What's with the annoying trend of languages being *almost* good, but then including some crippling flaw?

>Go
>fast as hell, runs everywhere, compiled apps
>if err := , more boilerplate than Java

>Ruby
>awesome expressive language
>slow like a molasses dipped snail in january

>Python
>mostly sane design, excellent libraries
>forced indenting, PEP8

Use lisp, it's perfect.

Nope.

>Lisp
>The most expressive language, anywhere, ever
>Shitty tooling, only IDE is emacs, a bazillion mutually incompatible dialects

>assembly
>fast, easy to learn, not a real programmer if you don't know it
>no flaws

>forced indenting
So what, anyone who doesn't indent their code is a retard.

>the 5000 page handbook provided by the manufacturer contains hundreds of inaccuracies, errors, and omissions
>its up to you to find out where

>Lua
>perfect
wait, what?

>python
>mostly sane design

>exceptions as flow control
>sane

C# is the closest I have found to perfect.

Use Apple Swift

Go back to /r/programming, Pajeet. Microsoft isn't paying you to shitpost here.

>JavaScript
>Everything is perfect

>what is performance

>function inside a function inside a function inside a...

>IDE
how about you learn how to not be a faggot?

Performs well on my machine :^)

Or you could just use an if statement

It's not the '80s anymore, stop gimping yourself for virtue nobody worth mentioning in the historical record has ever given a fuck about.

we heard you like callbacks

> >forced indenting, PEP8
spotted a faggot. identing makes it perfect and what's your problem with pep?

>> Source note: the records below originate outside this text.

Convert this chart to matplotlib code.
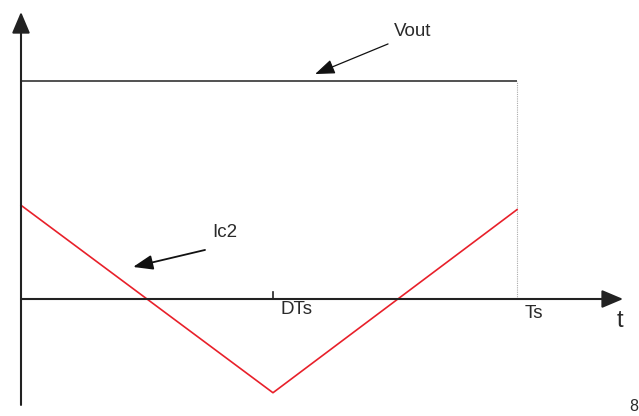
import matplotlib
matplotlib.use("Agg")
import matplotlib.pyplot as plt

# Data (time in units of Ts, values normalised to Vout)
D = 0.508
t_points = [0.0, D, 1.0]
ic2_values = [0.43, -0.43, 0.41]
vout_level = 1.0
tick_positions = [D, 1.0]
tick_labels = ["DTs", "Ts"]

plt.rcParams['font.family'] = ['Liberation Sans', 'DejaVu Sans']
fig = plt.figure(figsize=(6.39, 4.16), dpi=100)
ax = fig.add_axes([0, 0, 1, 1])
ax.set_xlim(-21/496, (639-21)/496)
ax.set_ylim(-117/218, 299/218)
ax.axis('off')

axcol = '#222222'
txtcol = '#2a2a2a'
# axes with arrows
ax.annotate('', xy=(1.214, 0), xytext=(0, 0),
            arrowprops=dict(arrowstyle='-|>,head_length=1.3,head_width=0.55', color=axcol, lw=1.5, shrinkA=0, shrinkB=0))
ax.annotate('', xy=(0, 1.317), xytext=(0, -0.486),
            arrowprops=dict(arrowstyle='-|>,head_length=1.3,head_width=0.55', color=axcol, lw=1.5, shrinkA=0, shrinkB=0))

# Vout
ax.plot([0, t_points[-1]], [vout_level, vout_level], color='#333333', lw=1.2, solid_capstyle='butt')
# dotted line at Ts
ax.plot([1.0, 1.0], [0, vout_level], color='#aaaaaa', lw=0.8, ls=(0, (1, 1)))
# Ic2
ax.plot(t_points, ic2_values, color='#e8202a', lw=1.2)

# tick at DTs
ax.plot([D, D], [0, 0.032], color=axcol, lw=1.2)

label_offsets = [(0.048, -0.05), (0.035, -0.068)]
for pos, lab, (dx, dy) in zip(tick_positions, tick_labels, label_offsets):
    ax.text(pos + dx, dy, lab, ha='center', va='center', fontsize=13.5, color=txtcol)
ax.text(1.208, -0.1, 't', ha='center', va='center', fontsize=17, color=txtcol)

# annotations
ax.annotate('', xy=(0.593, 1.032), xytext=(0.740, 1.170),
            arrowprops=dict(arrowstyle='-|>,head_length=1.2,head_width=0.45', color='#111111', lw=0.9, shrinkA=0, shrinkB=0))
ax.text(0.790, 1.229, 'Vout', ha='center', va='center', fontsize=13.5, color=txtcol)
ax.annotate('', xy=(0.226, 0.147), xytext=(0.371, 0.225),
            arrowprops=dict(arrowstyle='-|>,head_length=1.2,head_width=0.45', color='#111111', lw=1.3, shrinkA=0, shrinkB=0))
ax.text(0.411, 0.303, 'Ic2', ha='center', va='center', fontsize=13.5, color=txtcol)

fig.text(629/639, 2/416, '8', ha='left', va='bottom', fontsize=11.5, color=txtcol)

fig.savefig('out.png', dpi=100)
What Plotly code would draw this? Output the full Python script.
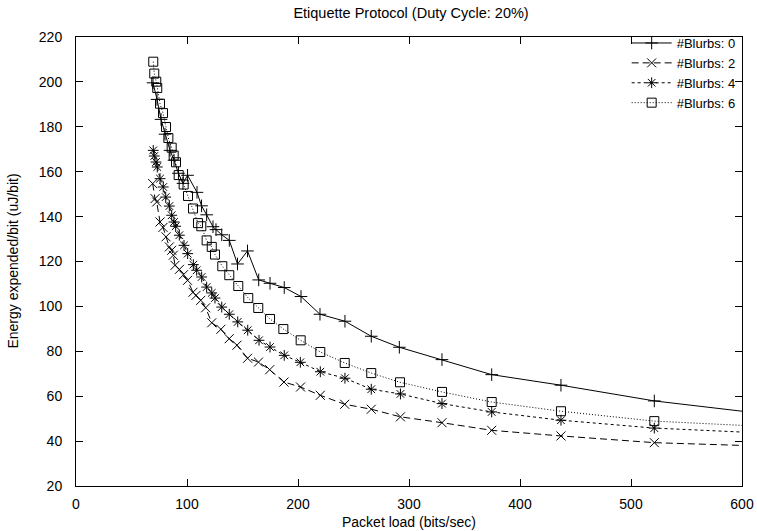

Let me fix the Python one for you

>Python
>sane design, doesn't try to prevent you from doing clever things unlike literally every other language, excellent libraries
>horrible code completion and documentation support caused by the abuse of kwargs and various other dynamic features in the standard library

I hope typeshed will fix that one day.

>>sane design, doesn't try to prevent you from doing clever things unlike literally every other language, excellent libraries
the fuck are you talking about python only has one horrible way of doing things, the pythonic way

>python
>for loops

>>forced indenting
This is good. You shitters need to learn how to write readable code and python teaches by force

Google any random data structure transformation question and click on a result from stackoverflow.
You'll see a bunch of different solutions and people arguing about which is better/faster/more pythonic.

There's definitely more than one way to do things in python specifically because it isn't trying to be smarter than you.

I quite like try/except/else/finally.

List/dict comprehensions and generator expressions feel really natural to use in place of for loops.

exceptions are an awful flow control mechanism, and GC-mandated try/whatever/finally is their worst incarnation.